Cruz and two others had bravely come forward with details of abuse perpetrated against them by Karadima, then a highly-respected and powerful priest. They had faced attacks, criticism and a refusal from the church hierarchy to believe them. 

Following his Chile trip, Francis realised he had made a bad misjudgment, commissioned an investigation, and apologised to Cruz and the other survivors. 

Three years on, Cruz, an international advocate for survivors of clerical abuse, has been appointed by the Pope as a member of the Pontifical Commission for the Protection of Minors. It is quite a turnaround and comes seven years after two Chilean cardinals managed to block an earlier attempt to appoint him to the safeguarding advisory body

The reversal is also rooted in Francis’ recognition that he must place victims, and their stories, at the centre of the Church’s response to abuse scandals. 

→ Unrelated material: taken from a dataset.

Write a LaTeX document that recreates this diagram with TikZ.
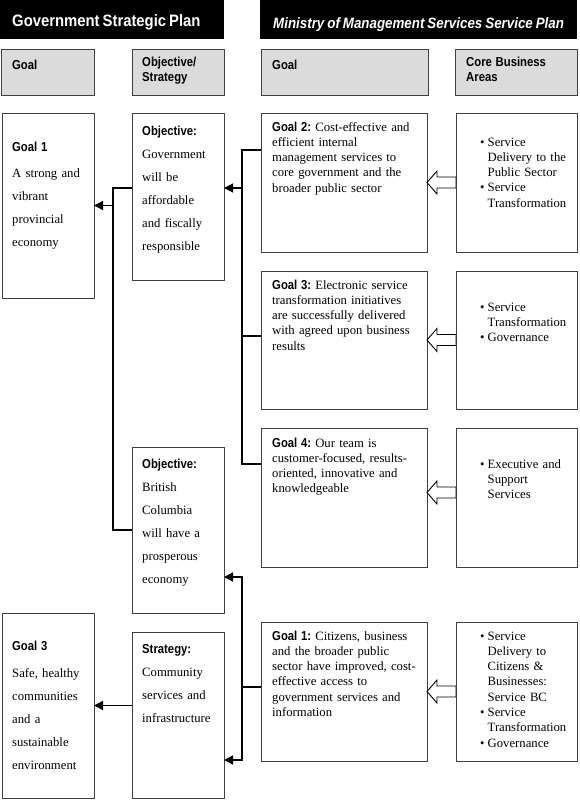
\documentclass[tikz,border=0pt]{standalone}
\usepackage{fontspec}
\usepackage{graphicx}
\setmainfont{Liberation Serif}
\newfontfamily\hsans{Liberation Sans}
\usetikzlibrary{arrows.meta,calc}
\newcommand{\hd}[1]{\scalebox{0.87}[1]{\hsans\bfseries\fontsize{13}{15}\selectfont #1}}
\newcommand{\bi}{\makebox[7.5pt][l]{\textbullet}}
\newcommand{\ind}{\hspace*{7.5pt}}
\newcommand{\bx}[6][]{\node[box,#1,minimum width={(#5-#3)*1pt},minimum height={(#6-#4)*1pt}] (#2) at (#3,#4) {};}
\newcommand{\harr}[3]{\draw[hollow] ($(#1.east)+(0,#3)$) -- ++(10,-11.5) -- ++(0,6) -- ($(#2.west)+(0,#3-5.5)$) -- ++(0,11) -- ($(#1.east)+(10,#3+5.5)$) -- ++(0,6) -- cycle;}
\begin{document}
\begin{tikzpicture}[x=1pt,y=-1pt,
  box/.style={draw=black!75,line width=1pt,fill=white,anchor=north west,inner sep=0pt,outer sep=0pt},
  bar/.style={box,draw=none,fill=black},
  gray/.style={box,fill=black!14},
  txt/.style={anchor=base west,inner sep=0pt,align=left},
  lefttxt/.style={txt,text width=90pt,font=\fontsize{12.7}{23}\selectfont},
  righttxt/.style={txt,text width=160pt,font=\fontsize{12.7}{15.3}\selectfont},
  coretxt/.style={txt,text width=100pt,font=\fontsize{12.7}{15.3}\selectfont},
  graytxt/.style={txt,text width=110pt,font=\fontsize{13}{15}\selectfont},
  conn/.style={line width=1.3pt,black},
  arr/.style={conn,-{Triangle[length=9pt,width=9pt]}},
  hollow/.style={draw=black,line width=0.9pt,fill=white,line join=miter}]
\useasboundingbox (0,0) rectangle (580,801);
% header bars
\bx[bar]{barL}{0}{0}{224}{39}
\bx[bar]{barR}{260}{0}{577}{39}
\node[txt,text width=220pt,text=white] (hL) at (12,26) {\scalebox{0.9}[1]{\hsans\bfseries\fontsize{16.5}{18}\selectfont Government Strategic Plan}};
\node[txt,text width=310pt,text=white] (hR) at (273,28) {\scalebox{0.89}[1]{\hsans\bfseries\itshape\fontsize{15}{18}\selectfont Ministry of Management Services Service Plan}};
% gray headers
\bx[gray]{gGoal}{1}{49}{94}{95}
\bx[gray]{gObj}{132}{49}{224}{95}
\bx[gray]{gGoalR}{261}{49}{428}{95}
\bx[gray]{gCore}{455}{49}{577}{95}
\node[graytxt] (tgGoal) at (12,69) {\hd{Goal}};
\node[graytxt] (tgObj) at (142,66) {\hd{Objective/}\\\hd{Strategy}};
\node[graytxt] (tgGoalR) at (272,69) {\hd{Goal}};
\node[graytxt] (tgCore) at (466,66) {\hd{Core Business}\\\hd{Areas}};
% left boxes
\bx{goal1}{2}{113}{94}{298}
\bx{obj1}{132}{113}{224}{280}
\bx{obj2}{132}{447}{224}{613}
\bx{goal3}{2}{613}{94}{798}
\bx{strat}{132}{632}{224}{798}
% right boxes
\bx{g2}{261}{113}{427}{252}
\bx{g3}{261}{271}{427}{409}
\bx{g4}{261}{428}{427}{567}
\bx{g1}{261}{622}{427}{761}
\bx{c1}{456}{113}{577}{252}
\bx{c2}{456}{271}{577}{409}
\bx{c3}{456}{428}{577}{567}
\bx{c4}{456}{622}{577}{761}
% left texts
\node[lefttxt] (tgoal1) at (12,151) {\hd{Goal 1}\\[3pt]A strong and\\vibrant\\provincial\\economy};
\node[lefttxt] (tobj1) at (142,135) {\hd{Objective:}\\Government\\will be\\affordable\\and fiscally\\responsible};
\node[lefttxt] (tobj2) at (142,468) {\hd{Objective:}\\British\\Columbia\\will have a\\prosperous\\economy};
\node[lefttxt] (tgoal3) at (12,650) {\hd{Goal 3}\\[4pt]Safe, healthy\\communities\\and a\\sustainable\\environment};
\node[lefttxt] (tstrat) at (142,653) {\hd{Strategy:}\\Community\\services and\\infrastructure};
% right texts
\node[righttxt] (tg2) at (272,131) {\hd{Goal 2:} Cost-effective and\\efficient internal\\management services to\\core government and the\\broader public sector};
\node[righttxt] (tg3) at (272,289) {\hd{Goal 3:} Electronic service\\transformation initiatives\\are successfully delivered\\with agreed upon business\\results};
\node[righttxt] (tg4) at (272,447) {\hd{Goal 4:} Our team is\\customer-focused, results-\\oriented, innovative and\\knowledgeable};
\node[righttxt] (tg1) at (272,640) {\hd{Goal 1:} Citizens, business\\and the broader public\\sector have improved, cost-\\effective access to\\government services and\\information};
% core texts
\node[coretxt] (tc1) at (480,146) {\bi Service\\\ind Delivery to the\\\ind Public Sector\\\bi Service\\\ind Transformation};
\node[coretxt] (tc2) at (480,311) {\bi Service\\\ind Transformation\\\bi Governance};
\node[coretxt] (tc3) at (480,468) {\bi Executive and\\\ind Support\\\ind Services};
\node[coretxt] (tc4) at (480,640) {\bi Service\\\ind Delivery to\\\ind Citizens \&\\\ind Businesses:\\\ind Service BC\\\bi Service\\\ind Transformation\\\bi Governance};
% connectors left
\coordinate (jA) at (113,188);
\draw[conn] (obj1.west |- jA) -- (jA) -- (jA |- obj2.west) -- (obj2.west);
\draw[arr] (jA |- goal1.east) -- (goal1.east);
\draw[arr] (strat.west |- goal3.east) -- (goal3.east);
% connectors right top
\coordinate (jC) at (242,150);
\draw[conn] (g2.west |- jC) -- (jC) -- (jC |- 0,464) -- (g4.west |- 0,464);
\draw[conn] (jC |- 0,336) -- (g3.west |- 0,336);
\draw[arr] (jC |- 0,188) -- (obj1.east |- 0,188);
% connectors right bottom
\coordinate (jD) at (242,577);
\coordinate (jE) at (242,760);
\draw[arr] (g1.west |- 0,687) -- (jD |- 0,687) -- (jD) -- (obj2.east |- jD);
\draw[arr] (jD |- 0,687) -- (jE) -- (strat.east |- jE);
% hollow arrows
\harr{g2}{c1}{0}
\harr{g3}{c2}{0}
\harr{g4}{c3}{-5}
\harr{g1}{c4}{0}
\end{tikzpicture}
\end{document}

During the Chile debacle, the Pope invited Cruz and two other survivors to spend several days with him in the Casa Santa Marta sharing their stories. Soon after, the Pope held a summit with the Chilean bishops in Rome which led to the entire hierarchy offering their resignations over the scandal.  

“Never would I have imagined to have spoken to the Pope so freely, after all I went through,” Cruz told The Tablet. “In many ways, the bishops in Chile have been the Pope’s ‘crown of thorns’.” 

Alleged abuse victim Juan Carlos Cruz speaks to the media outside the Vatican in Rome, Italy February 20, 2019. REUTERS/Remo Casilli
Alleged abuse victim Juan Carlos Cruz speaks to the media outside the Vatican in Rome, Italy February 20, 2019. REUTERS/Remo Casilli

He said that in his new role “no one [can] silence me or buy me, or make it a PR effort. I will try to humbly help wherever I can.” While he trusts the Pope, the same cannot be said for some of the world’s bishops. 

“Clericalism runs rampant in the church still,” he explains. “The Pope has done things to hold people accountable, but you run into brick walls.” 

Cruz, who works as the Chief Communications Officer and Global Head of Public Affairs at the company Livent, points out that Francis’ approach of accompaniment and listening followed up by action is “a model for bishops who want to do something.”

Cruz’s appointment is also a shot across the bows of the Congregation for the Doctrine of the Faith after their ruling that the Church cannot bless same-sex couples. 

An openly gay man, Cruz dealt with the nasty slur that he wasn’t a victim because he was gay and somehow “might have liked being molested”. 

In 2018, the Pope told him: “Juan Carlos, that you are gay does not matter. God made you like this and loves you like this.” 

The Chilean abuse advocate has been critical of the CDF ruling, saying it has “caused a lot of hurt” and that he does not believe it came from Francis’ “pen or mouth”. The Pope, he stressed, “sees people without adjectives,” and focuses on the person.

“When Pope Francis sees pain or sorrow, he walks towards it,” Cruz says. But, when it comes to some in the CDF, he adds: “I see people that create pain and sorrow, and that’s so not Pope Francis.”